2. Jesus’ teaching is amplified by his death and resurrection, not diminished or irrelevant in light of them. The glorification/deification of Jesus represents a validation and veneration of his prophetic message, not the turning of a corner whereafter his earthly sayings are no longer as relevant or appropriate. Being God’s son, in ancient parlance, meant (at least) that one was like God. If Jesus is God’s Son, it means (at least) that God is like Jesus: meek, mild, driven by love and empathy, calling people to abundant life, exposing the emptiness and futility of human systems of sin and domination. To imagine that Jesus has abandoned his humble human vocation in order to become the Emperor of Heaven is to willingly lose sight of his own stated values and of the Kingdom of peacemakers he claimed to establish. Jesus’ divinity and supremacy are demonstrated at Easter, not in some future hostile takeover. To await his appearance (or “second coming”) is to anticipate the advent of peace and light, not doomsday.
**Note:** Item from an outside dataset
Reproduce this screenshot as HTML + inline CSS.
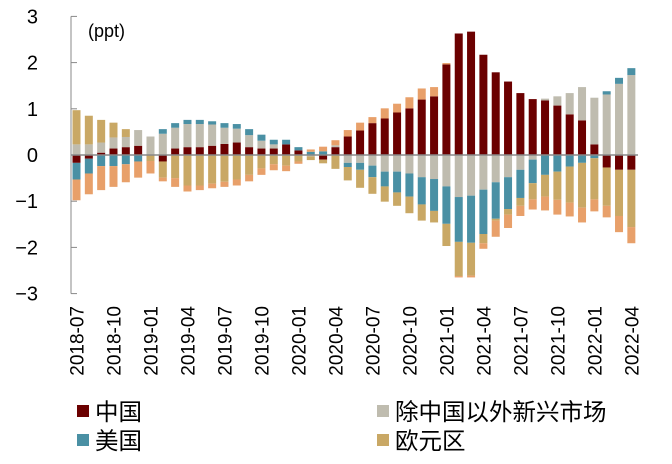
<!DOCTYPE html>
<html><head><meta charset="utf-8"><style>
body{margin:0;background:#fff;}
svg text{font-family:"Liberation Sans","Noto Sans CJK SC",sans-serif;}
</style></head><body>
<svg id="chart" width="672" height="459" xmlns="http://www.w3.org/2000/svg">
<g id="bars"></g>
<g id="axes"></g>
<text x="88" y="37" font-size="18" fill="#000">(ppt)</text>
<g>
<g><rect x="77" y="405" width="12" height="12" fill="#6B0000"/><text x="95" y="420" font-size="23.5">中国</text></g>
<g><rect x="77" y="434" width="12" height="12" fill="#4A90A4"/><text x="95" y="449" font-size="23.5">美国</text></g>
<g><rect x="377" y="405" width="12" height="12" fill="#BFBCAF"/><text x="395" y="420" font-size="23.5">除中国以外新兴市场</text></g>
<g><rect x="377" y="434" width="12" height="12" fill="#C9A865"/><text x="395" y="449" font-size="23.5">欧元区</text></g>
</g>
</svg>
<script>
const startYear = 2018, startMonth = 7;
const china = [-0.17,-0.08,0.05,0.14,0.17,0.2,0,-0.14,0.14,0.17,0.17,0.2,0.24,0.27,0.17,0.14,0.14,0.23,0.1,0,-0.1,0.17,0.4,0.53,0.69,0.79,0.92,1.01,1.2,1.27,1.96,2.63,2.67,2.17,1.79,1.59,1.34,1.21,1.18,1.07,0.88,0.75,0.23,-0.27,-0.32,-0.32];
const otherEM = [0.23,0.23,0.22,0.24,0.22,0.34,0.4,0.46,0.45,0.5,0.5,0.46,0.35,0.3,0.26,0.17,0.09,0,0,-0.03,0,0.04,-0.17,-0.17,-0.23,-0.36,-0.36,-0.4,-0.48,-0.52,-0.68,-0.91,-0.88,-0.75,-0.59,-0.48,-0.32,-0.1,0.04,0.2,0.46,0.72,1.01,1.31,1.54,1.73];
const us = [-0.36,-0.32,-0.24,-0.24,-0.2,-0.14,0,0.1,0.1,0.09,0.09,0.07,0.1,0.1,0.13,0.13,0.1,0.1,0.07,0.07,0.08,0,-0.09,-0.15,-0.25,-0.32,-0.45,-0.5,-0.59,-0.69,-0.81,-0.97,-1.02,-0.96,-0.79,-0.69,-0.61,-0.51,-0.43,-0.36,-0.25,-0.17,-0.07,0.07,0.13,0.15];
const euro = [0.74,0.62,0.49,0.32,0.17,0,-0.13,-0.35,-0.5,-0.66,-0.66,-0.62,-0.58,-0.53,-0.43,-0.29,-0.2,-0.23,-0.14,-0.08,-0.08,-0.3,-0.29,-0.39,-0.36,-0.33,-0.29,-0.36,-0.35,-0.25,-0.48,-0.74,-0.71,-0.2,-0.04,-0.12,-0.17,-0.35,-0.47,-0.61,-0.78,-0.97,-0.89,-0.83,-1.0,-1.24];
const others = [-0.45,-0.45,-0.52,-0.45,-0.39,-0.35,-0.27,-0.08,-0.19,-0.13,-0.1,-0.1,-0.11,-0.13,-0.14,-0.14,-0.13,-0.12,-0.05,0.05,0.1,0.11,0.14,0.17,0.13,0.22,0.19,0.24,0.24,0.2,0.03,-0.03,-0.04,-0.12,-0.35,-0.29,-0.22,-0.22,-0.3,-0.32,-0.3,-0.32,-0.26,-0.25,-0.35,-0.35];
const yTicks = [3,2,1,0,-1,-2,-3];
const tickLabels = ["2018-07","2018-10","2019-01","2019-04","2019-07","2019-10","2020-01","2020-04","2020-07","2020-10","2021-01","2021-04","2021-07","2021-10","2022-01","2022-04"];

const NS="http://www.w3.org/2000/svg";
const series=[{v:china,c:"#6B0000",n:"china"},{v:otherEM,c:"#BFBCAF",n:"other-em"},{v:us,c:"#4A90A4",n:"us"},{v:euro,c:"#C9A865",n:"euro"},{v:others,c:"#E8A06A",n:"others"}];
const y0=155, unit=46.2, x0=76.5, step=12.33, bw=8;
function yS(v){return y0-v*unit;}
function xS(i){return x0+i*step;}
const bars=document.getElementById('bars');
const axes=document.getElementById('axes');
function el(t,a,p){const e=document.createElementNS(NS,t);for(const k in a)e.setAttribute(k,a[k]);p.appendChild(e);return e;}
const n=china.length;
for(let i=0;i<n;i++){
  let pos=0,neg=0;
  series.forEach(s=>{
    const v=s.v[i]; if(!v) return;
    let a,b;
    if(v>0){a=pos;b=pos+v;pos=b;}else{a=neg;b=neg+v;neg=b;}
    const r=el('rect',{x:xS(i)-bw/2,y:Math.min(yS(a),yS(b)),width:bw,height:Math.abs(yS(a)-yS(b)),fill:s.c},bars);
    
    
  });
}
const yl=el('line',{x1:71,y1:yS(3),x2:71,y2:yS(-3),stroke:'#888','stroke-width':1},axes);


const zl=el('line',{x1:71,y1:y0,x2:638,y2:y0,stroke:'#888','stroke-width':1.5},axes);


yTicks.forEach(t=>{
  el('line',{x1:71,y1:yS(t),x2:77,y2:yS(t),stroke:'#888'},axes);
  const tx=el('text',{x:38,y:yS(t)+7,'font-size':20,'text-anchor':'end',fill:'#000'},axes);
  tx.textContent=(t<0?'\u2212':'')+Math.abs(t);
  
  
});
tickLabels.forEach((lab,k)=>{
  const i=k*3, x=xS(i)+7;
  const tx=el('text',{x:x,y:306,'font-size':19,'text-anchor':'end',transform:`rotate(-90 ${x} 306)`,fill:'#000'},axes);
  tx.textContent=lab;
  
  
});
</script>
</body></html>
3. True “faith” consists in trust and hope, not mere belief. In fact, faith-as-trust anticipates and acknowledges doubt. If salvation or transcendence depend on conformity of doctrinal belief, then most all of us are doomed – even (or especially) those who are consumed by theological correctness. “Faith” and “belief” in the language of the Bible refer to a living and vulnerable trust in the person Jesus, a counter-cultural hope that his Way is the way of life. We can hold a wide variety of technical beliefs about religion and the nature of everything, but faith in Jesus means that when both world and religion begin to look wrong and hopeless, we can find meaning and identity in Jesus, the one who was faithful to his own Way to the point of death, and of whom (we believe) God has made a victorious and peaceful example.

This is brief and incomplete by design, it is meant to provoke thought and invite discussion.